### RAW DATA
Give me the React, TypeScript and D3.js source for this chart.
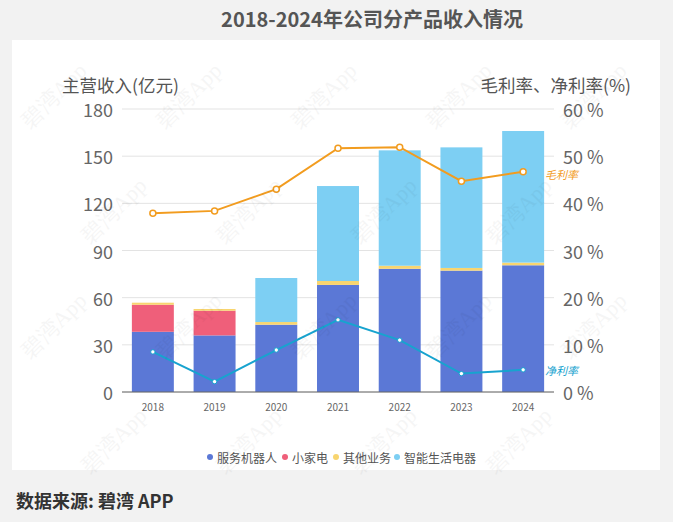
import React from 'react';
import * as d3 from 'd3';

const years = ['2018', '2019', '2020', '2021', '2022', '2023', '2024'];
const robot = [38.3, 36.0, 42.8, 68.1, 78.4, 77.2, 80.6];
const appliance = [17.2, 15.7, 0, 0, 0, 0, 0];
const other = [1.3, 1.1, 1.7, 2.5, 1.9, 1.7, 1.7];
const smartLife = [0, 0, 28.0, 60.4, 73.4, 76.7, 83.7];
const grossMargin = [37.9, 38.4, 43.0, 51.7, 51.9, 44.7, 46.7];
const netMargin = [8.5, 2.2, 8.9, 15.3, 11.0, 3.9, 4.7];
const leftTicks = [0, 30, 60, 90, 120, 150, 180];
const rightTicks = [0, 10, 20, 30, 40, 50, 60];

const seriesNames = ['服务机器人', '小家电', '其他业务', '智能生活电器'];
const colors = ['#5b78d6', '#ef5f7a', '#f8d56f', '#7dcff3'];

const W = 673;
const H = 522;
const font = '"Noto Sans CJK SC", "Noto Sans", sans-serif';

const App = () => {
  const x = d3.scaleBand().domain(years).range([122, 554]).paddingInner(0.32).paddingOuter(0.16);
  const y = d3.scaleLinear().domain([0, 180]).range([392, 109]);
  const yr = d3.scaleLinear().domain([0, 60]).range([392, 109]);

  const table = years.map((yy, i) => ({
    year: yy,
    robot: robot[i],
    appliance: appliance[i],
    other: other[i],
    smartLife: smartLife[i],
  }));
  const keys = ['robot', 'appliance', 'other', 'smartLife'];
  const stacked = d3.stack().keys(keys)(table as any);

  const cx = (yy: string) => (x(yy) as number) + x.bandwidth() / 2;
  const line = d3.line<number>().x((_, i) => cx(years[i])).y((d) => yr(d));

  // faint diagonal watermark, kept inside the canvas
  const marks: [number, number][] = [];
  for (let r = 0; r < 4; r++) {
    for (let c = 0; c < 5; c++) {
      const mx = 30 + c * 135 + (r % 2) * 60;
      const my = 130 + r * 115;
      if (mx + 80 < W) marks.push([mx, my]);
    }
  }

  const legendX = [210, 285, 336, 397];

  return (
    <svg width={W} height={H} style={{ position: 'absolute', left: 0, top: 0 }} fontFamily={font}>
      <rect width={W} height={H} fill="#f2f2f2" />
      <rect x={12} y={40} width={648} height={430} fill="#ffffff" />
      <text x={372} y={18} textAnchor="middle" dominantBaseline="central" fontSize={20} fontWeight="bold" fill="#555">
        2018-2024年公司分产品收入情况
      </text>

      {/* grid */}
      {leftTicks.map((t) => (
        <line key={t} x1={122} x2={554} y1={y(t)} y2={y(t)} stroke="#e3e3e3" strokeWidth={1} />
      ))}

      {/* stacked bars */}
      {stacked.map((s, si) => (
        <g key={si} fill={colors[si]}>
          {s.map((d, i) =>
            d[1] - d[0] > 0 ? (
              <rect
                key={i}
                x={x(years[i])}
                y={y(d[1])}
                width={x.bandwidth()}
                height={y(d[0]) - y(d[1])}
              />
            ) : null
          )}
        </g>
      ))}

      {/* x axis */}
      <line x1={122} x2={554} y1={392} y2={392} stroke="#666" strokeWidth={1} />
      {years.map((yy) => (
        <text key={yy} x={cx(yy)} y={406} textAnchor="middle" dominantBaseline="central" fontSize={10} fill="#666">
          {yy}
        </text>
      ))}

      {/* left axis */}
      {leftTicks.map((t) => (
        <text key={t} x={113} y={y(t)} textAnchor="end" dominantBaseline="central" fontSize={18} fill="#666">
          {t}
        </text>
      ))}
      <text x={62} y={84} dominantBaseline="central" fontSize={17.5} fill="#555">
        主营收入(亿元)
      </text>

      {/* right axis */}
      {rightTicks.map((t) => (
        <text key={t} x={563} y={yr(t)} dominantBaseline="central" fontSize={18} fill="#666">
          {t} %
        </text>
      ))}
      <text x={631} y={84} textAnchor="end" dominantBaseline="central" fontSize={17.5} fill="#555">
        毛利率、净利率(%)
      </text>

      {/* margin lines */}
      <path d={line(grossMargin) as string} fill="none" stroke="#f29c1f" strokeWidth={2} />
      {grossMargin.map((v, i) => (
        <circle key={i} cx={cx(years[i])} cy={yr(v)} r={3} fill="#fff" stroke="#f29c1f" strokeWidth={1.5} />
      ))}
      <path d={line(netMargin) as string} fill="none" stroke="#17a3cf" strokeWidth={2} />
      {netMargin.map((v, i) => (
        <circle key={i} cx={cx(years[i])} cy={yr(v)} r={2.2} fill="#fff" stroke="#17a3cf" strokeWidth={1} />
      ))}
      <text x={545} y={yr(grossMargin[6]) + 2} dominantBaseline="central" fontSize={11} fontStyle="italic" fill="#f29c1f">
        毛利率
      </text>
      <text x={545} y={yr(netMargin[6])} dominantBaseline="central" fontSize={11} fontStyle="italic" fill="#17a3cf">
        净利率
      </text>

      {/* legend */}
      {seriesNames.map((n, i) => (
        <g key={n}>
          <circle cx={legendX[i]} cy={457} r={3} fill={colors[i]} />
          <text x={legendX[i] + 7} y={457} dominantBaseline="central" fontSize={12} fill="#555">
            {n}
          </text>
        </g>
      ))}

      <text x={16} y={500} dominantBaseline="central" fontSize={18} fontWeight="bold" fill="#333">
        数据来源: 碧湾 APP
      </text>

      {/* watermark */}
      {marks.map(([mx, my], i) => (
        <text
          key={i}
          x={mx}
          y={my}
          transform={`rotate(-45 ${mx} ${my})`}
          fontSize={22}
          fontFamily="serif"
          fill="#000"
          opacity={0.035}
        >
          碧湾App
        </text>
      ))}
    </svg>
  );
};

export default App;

### PROMPT
Repeat the lines above, starting at the first and stopping after the line that holds "const stacked = d3.stack().keys(keys)(table", with the pictures left out.

### TASK OUTPUT
Give me the React, TypeScript and D3.js source for this chart.
import React from 'react';
import * as d3 from 'd3';

const years = ['2018', '2019', '2020', '2021', '2022', '2023', '2024'];
const robot = [38.3, 36.0, 42.8, 68.1, 78.4, 77.2, 80.6];
const appliance = [17.2, 15.7, 0, 0, 0, 0, 0];
const other = [1.3, 1.1, 1.7, 2.5, 1.9, 1.7, 1.7];
const smartLife = [0, 0, 28.0, 60.4, 73.4, 76.7, 83.7];
const grossMargin = [37.9, 38.4, 43.0, 51.7, 51.9, 44.7, 46.7];
const netMargin = [8.5, 2.2, 8.9, 15.3, 11.0, 3.9, 4.7];
const leftTicks = [0, 30, 60, 90, 120, 150, 180];
const rightTicks = [0, 10, 20, 30, 40, 50, 60];

const seriesNames = ['服务机器人', '小家电', '其他业务', '智能生活电器'];
const colors = ['#5b78d6', '#ef5f7a', '#f8d56f', '#7dcff3'];

const W = 673;
const H = 522;
const font = '"Noto Sans CJK SC", "Noto Sans", sans-serif';

const App = () => {
  const x = d3.scaleBand().domain(years).range([122, 554]).paddingInner(0.32).paddingOuter(0.16);
  const y = d3.scaleLinear().domain([0, 180]).range([392, 109]);
  const yr = d3.scaleLinear().domain([0, 60]).range([392, 109]);

  const table = years.map((yy, i) => ({
    year: yy,
    robot: robot[i],
    appliance: appliance[i],
    other: other[i],
    smartLife: smartLife[i],
  }));
  const keys = ['robot', 'appliance', 'other', 'smartLife'];
  const stacked = d3.stack().keys(keys)(table as any);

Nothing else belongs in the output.